# Instructions to follow
Output each line exactly as it appears, skipping any embedded picture.

# Given material
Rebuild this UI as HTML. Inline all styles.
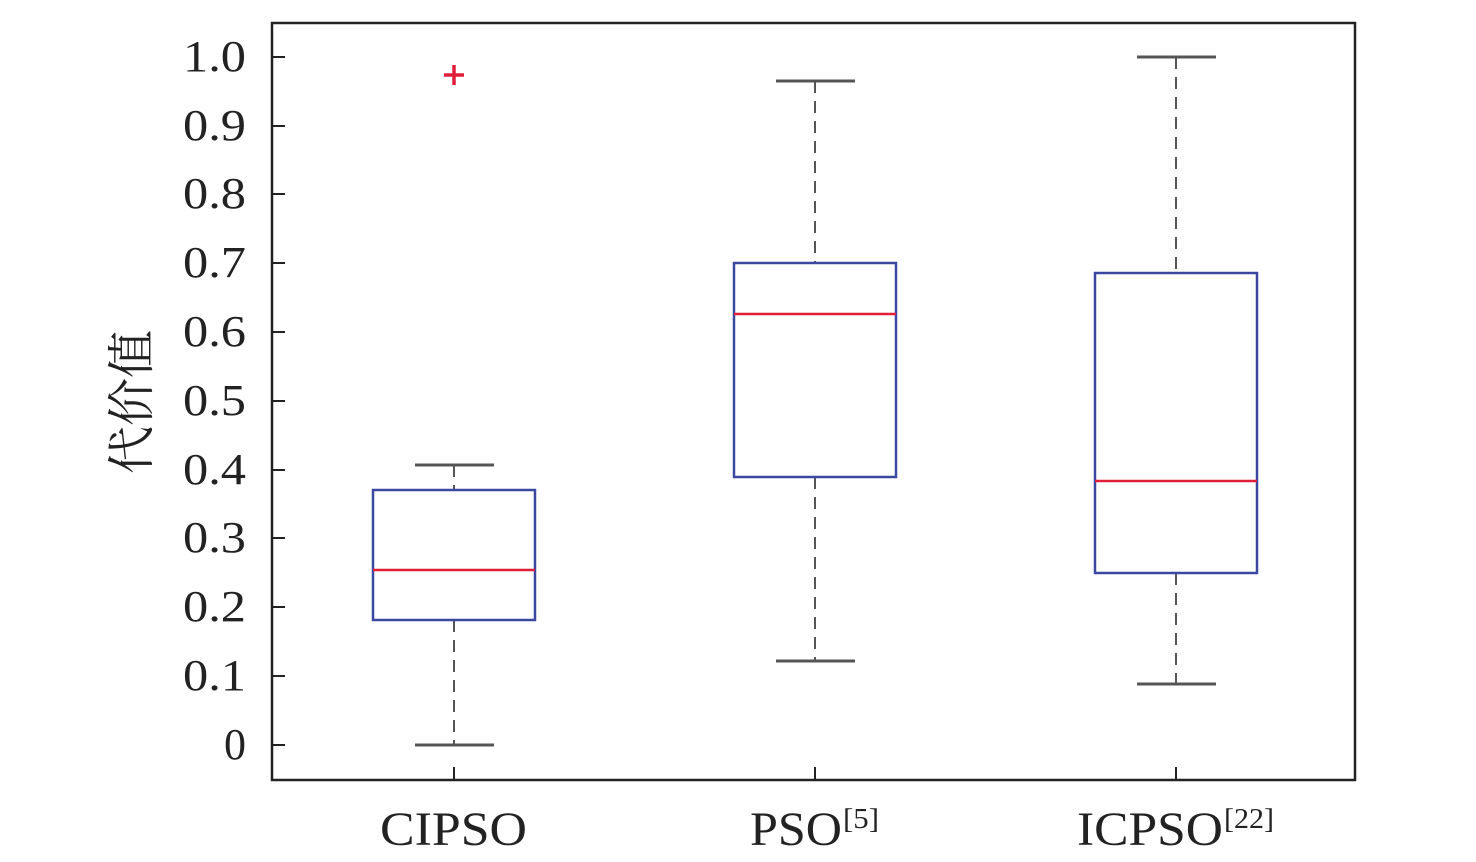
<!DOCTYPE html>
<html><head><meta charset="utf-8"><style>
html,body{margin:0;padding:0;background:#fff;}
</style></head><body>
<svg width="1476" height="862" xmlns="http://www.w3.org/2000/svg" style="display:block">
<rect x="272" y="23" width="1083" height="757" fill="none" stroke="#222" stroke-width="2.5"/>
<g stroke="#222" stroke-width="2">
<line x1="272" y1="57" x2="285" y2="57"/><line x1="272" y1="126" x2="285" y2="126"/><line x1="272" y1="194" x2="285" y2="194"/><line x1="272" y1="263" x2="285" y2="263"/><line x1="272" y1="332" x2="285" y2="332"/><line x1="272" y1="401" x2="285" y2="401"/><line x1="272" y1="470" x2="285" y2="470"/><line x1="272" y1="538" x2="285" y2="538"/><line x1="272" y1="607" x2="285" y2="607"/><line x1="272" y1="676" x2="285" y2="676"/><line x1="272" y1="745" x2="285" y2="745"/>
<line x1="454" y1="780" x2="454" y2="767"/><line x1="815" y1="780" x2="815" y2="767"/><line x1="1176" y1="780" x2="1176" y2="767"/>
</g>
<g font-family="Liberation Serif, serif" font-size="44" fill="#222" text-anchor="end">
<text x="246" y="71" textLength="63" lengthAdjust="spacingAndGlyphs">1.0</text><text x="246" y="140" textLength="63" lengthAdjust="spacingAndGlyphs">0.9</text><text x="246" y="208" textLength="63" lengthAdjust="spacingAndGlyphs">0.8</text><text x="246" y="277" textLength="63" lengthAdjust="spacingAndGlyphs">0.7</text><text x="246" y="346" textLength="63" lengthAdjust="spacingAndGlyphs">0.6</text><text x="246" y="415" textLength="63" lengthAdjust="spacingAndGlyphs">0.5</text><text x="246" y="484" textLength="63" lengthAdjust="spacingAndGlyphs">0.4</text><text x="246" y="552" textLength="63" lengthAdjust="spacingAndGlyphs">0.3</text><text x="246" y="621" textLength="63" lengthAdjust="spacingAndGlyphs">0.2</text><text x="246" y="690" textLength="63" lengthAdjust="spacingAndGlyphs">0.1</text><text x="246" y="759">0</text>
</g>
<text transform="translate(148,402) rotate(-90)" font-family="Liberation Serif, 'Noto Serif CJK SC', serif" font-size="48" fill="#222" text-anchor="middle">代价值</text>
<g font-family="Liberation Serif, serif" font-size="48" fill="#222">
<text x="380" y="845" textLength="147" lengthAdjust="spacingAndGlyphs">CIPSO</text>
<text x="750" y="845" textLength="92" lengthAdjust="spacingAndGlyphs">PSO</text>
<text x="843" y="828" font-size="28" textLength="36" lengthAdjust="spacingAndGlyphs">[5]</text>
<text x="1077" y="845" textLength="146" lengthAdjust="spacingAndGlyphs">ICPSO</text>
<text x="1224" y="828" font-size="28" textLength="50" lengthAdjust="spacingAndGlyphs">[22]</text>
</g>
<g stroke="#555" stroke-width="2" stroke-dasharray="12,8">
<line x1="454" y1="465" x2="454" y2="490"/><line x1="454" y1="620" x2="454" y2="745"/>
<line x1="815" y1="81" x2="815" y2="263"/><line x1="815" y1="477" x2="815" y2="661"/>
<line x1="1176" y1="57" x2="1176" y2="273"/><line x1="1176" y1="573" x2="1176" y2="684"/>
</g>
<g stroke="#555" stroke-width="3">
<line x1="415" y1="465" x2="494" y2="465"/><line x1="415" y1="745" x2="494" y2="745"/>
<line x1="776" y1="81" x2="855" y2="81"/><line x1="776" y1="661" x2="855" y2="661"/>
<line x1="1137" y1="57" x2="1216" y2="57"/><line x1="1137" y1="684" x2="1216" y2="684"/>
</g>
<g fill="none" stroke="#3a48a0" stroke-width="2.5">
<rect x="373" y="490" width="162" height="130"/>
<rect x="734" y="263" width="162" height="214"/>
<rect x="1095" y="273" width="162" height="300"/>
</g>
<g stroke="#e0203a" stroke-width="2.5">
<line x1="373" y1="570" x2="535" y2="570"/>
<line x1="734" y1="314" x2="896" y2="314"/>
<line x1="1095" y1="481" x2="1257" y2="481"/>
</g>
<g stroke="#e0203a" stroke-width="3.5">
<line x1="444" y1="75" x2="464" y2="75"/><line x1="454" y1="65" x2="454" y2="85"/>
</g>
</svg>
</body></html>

# Solution for this exercise
Rebuild this UI as HTML. Inline all styles.
<!DOCTYPE html>
<html><head><meta charset="utf-8"><style>
html,body{margin:0;padding:0;background:#fff;}
</style></head><body>
<svg width="1476" height="862" xmlns="http://www.w3.org/2000/svg" style="display:block">
<rect x="272" y="23" width="1083" height="757" fill="none" stroke="#222" stroke-width="2.5"/>
<g stroke="#222" stroke-width="2">
<line x1="272" y1="57" x2="285" y2="57"/><line x1="272" y1="126" x2="285" y2="126"/><line x1="272" y1="194" x2="285" y2="194"/><line x1="272" y1="263" x2="285" y2="263"/><line x1="272" y1="332" x2="285" y2="332"/><line x1="272" y1="401" x2="285" y2="401"/><line x1="272" y1="470" x2="285" y2="470"/><line x1="272" y1="538" x2="285" y2="538"/><line x1="272" y1="607" x2="285" y2="607"/><line x1="272" y1="676" x2="285" y2="676"/><line x1="272" y1="745" x2="285" y2="745"/>
<line x1="454" y1="780" x2="454" y2="767"/><line x1="815" y1="780" x2="815" y2="767"/><line x1="1176" y1="780" x2="1176" y2="767"/>
</g>
<g font-family="Liberation Serif, serif" font-size="44" fill="#222" text-anchor="end">
<text x="246" y="71" textLength="63" lengthAdjust="spacingAndGlyphs">1.0</text><text x="246" y="140" textLength="63" lengthAdjust="spacingAndGlyphs">0.9</text><text x="246" y="208" textLength="63" lengthAdjust="spacingAndGlyphs">0.8</text><text x="246" y="277" textLength="63" lengthAdjust="spacingAndGlyphs">0.7</text><text x="246" y="346" textLength="63" lengthAdjust="spacingAndGlyphs">0.6</text><text x="246" y="415" textLength="63" lengthAdjust="spacingAndGlyphs">0.5</text><text x="246" y="484" textLength="63" lengthAdjust="spacingAndGlyphs">0.4</text><text x="246" y="552" textLength="63" lengthAdjust="spacingAndGlyphs">0.3</text><text x="246" y="621" textLength="63" lengthAdjust="spacingAndGlyphs">0.2</text><text x="246" y="690" textLength="63" lengthAdjust="spacingAndGlyphs">0.1</text><text x="246" y="759">0</text>
</g>
<text transform="translate(148,402) rotate(-90)" font-family="Liberation Serif, 'Noto Serif CJK SC', serif" font-size="48" fill="#222" text-anchor="middle">代价值</text>
<g font-family="Liberation Serif, serif" font-size="48" fill="#222">
<text x="380" y="845" textLength="147" lengthAdjust="spacingAndGlyphs">CIPSO</text>
<text x="750" y="845" textLength="92" lengthAdjust="spacingAndGlyphs">PSO</text>
<text x="843" y="828" font-size="28" textLength="36" lengthAdjust="spacingAndGlyphs">[5]</text>
<text x="1077" y="845" textLength="146" lengthAdjust="spacingAndGlyphs">ICPSO</text>
<text x="1224" y="828" font-size="28" textLength="50" lengthAdjust="spacingAndGlyphs">[22]</text>
</g>
<g stroke="#555" stroke-width="2" stroke-dasharray="12,8">
<line x1="454" y1="465" x2="454" y2="490"/><line x1="454" y1="620" x2="454" y2="745"/>
<line x1="815" y1="81" x2="815" y2="263"/><line x1="815" y1="477" x2="815" y2="661"/>
<line x1="1176" y1="57" x2="1176" y2="273"/><line x1="1176" y1="573" x2="1176" y2="684"/>
</g>
<g stroke="#555" stroke-width="3">
<line x1="415" y1="465" x2="494" y2="465"/><line x1="415" y1="745" x2="494" y2="745"/>
<line x1="776" y1="81" x2="855" y2="81"/><line x1="776" y1="661" x2="855" y2="661"/>
<line x1="1137" y1="57" x2="1216" y2="57"/><line x1="1137" y1="684" x2="1216" y2="684"/>
</g>
<g fill="none" stroke="#3a48a0" stroke-width="2.5">
<rect x="373" y="490" width="162" height="130"/>
<rect x="734" y="263" width="162" height="214"/>
<rect x="1095" y="273" width="162" height="300"/>
</g>
<g stroke="#e0203a" stroke-width="2.5">
<line x1="373" y1="570" x2="535" y2="570"/>
<line x1="734" y1="314" x2="896" y2="314"/>
<line x1="1095" y1="481" x2="1257" y2="481"/>
</g>
<g stroke="#e0203a" stroke-width="3.5">
<line x1="444" y1="75" x2="464" y2="75"/><line x1="454" y1="65" x2="454" y2="85"/>
</g>
</svg>
</body></html>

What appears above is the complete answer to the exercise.